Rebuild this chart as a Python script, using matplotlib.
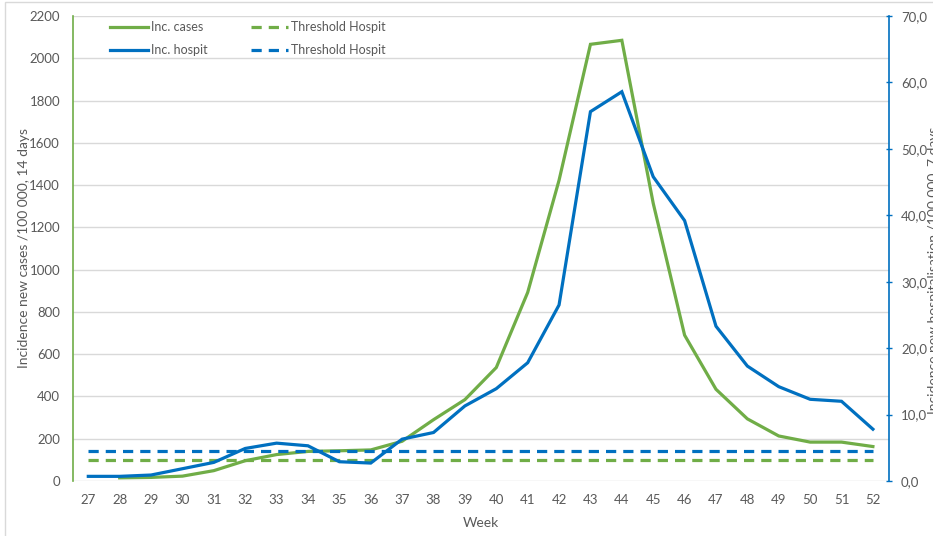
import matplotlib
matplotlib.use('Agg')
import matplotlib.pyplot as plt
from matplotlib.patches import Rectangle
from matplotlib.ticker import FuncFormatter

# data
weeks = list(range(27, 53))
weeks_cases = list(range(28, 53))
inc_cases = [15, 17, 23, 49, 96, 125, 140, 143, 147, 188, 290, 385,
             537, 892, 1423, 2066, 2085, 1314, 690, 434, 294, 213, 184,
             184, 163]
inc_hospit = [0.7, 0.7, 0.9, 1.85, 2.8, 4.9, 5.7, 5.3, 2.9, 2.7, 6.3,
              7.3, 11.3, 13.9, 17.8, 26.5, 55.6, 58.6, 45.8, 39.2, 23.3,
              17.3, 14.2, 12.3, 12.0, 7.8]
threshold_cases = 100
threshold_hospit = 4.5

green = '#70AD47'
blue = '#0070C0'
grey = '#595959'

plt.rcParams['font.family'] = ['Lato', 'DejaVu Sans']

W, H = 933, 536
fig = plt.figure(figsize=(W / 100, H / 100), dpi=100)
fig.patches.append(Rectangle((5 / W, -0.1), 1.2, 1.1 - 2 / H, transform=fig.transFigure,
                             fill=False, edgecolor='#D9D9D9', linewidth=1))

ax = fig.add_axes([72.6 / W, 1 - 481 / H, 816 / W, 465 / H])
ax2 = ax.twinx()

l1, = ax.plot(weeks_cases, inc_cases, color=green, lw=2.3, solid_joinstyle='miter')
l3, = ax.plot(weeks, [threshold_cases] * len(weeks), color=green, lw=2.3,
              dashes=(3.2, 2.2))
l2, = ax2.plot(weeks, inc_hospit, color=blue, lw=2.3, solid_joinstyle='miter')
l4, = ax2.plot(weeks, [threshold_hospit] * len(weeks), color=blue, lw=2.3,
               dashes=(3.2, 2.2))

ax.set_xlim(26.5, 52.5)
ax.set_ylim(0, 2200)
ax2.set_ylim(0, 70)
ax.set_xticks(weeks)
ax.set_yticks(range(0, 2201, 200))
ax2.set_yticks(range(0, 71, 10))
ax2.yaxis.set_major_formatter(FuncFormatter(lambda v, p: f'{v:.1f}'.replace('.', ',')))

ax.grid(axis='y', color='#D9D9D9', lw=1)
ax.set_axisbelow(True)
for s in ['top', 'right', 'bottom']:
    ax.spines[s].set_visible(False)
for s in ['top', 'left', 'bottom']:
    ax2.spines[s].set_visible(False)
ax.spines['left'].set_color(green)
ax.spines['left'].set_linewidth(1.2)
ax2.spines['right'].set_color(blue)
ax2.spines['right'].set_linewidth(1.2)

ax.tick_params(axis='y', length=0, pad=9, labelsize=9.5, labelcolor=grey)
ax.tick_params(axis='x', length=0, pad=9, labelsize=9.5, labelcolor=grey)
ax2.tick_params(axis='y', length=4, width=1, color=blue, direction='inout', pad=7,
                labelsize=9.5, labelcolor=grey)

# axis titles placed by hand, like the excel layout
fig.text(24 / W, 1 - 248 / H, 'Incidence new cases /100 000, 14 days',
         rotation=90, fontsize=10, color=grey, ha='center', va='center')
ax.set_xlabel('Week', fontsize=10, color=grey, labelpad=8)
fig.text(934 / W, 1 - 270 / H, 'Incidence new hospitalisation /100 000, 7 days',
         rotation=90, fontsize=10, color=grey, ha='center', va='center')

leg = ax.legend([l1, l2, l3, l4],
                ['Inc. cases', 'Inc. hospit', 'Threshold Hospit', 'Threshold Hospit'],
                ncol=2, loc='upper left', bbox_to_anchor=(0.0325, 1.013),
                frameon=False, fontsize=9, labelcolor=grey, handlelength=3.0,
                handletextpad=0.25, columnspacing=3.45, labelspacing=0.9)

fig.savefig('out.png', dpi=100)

__PROBLEM DETAILS__: From the first line of the material down to the line containing "from matplotlib.ticker import FuncFormatter", inclusive, return each line exactly, skipping any picture.

__EXERCISE OUTPUT__:
Rebuild this chart as a Python script, using matplotlib.
import matplotlib
matplotlib.use('Agg')
import matplotlib.pyplot as plt
from matplotlib.patches import Rectangle
from matplotlib.ticker import FuncFormatter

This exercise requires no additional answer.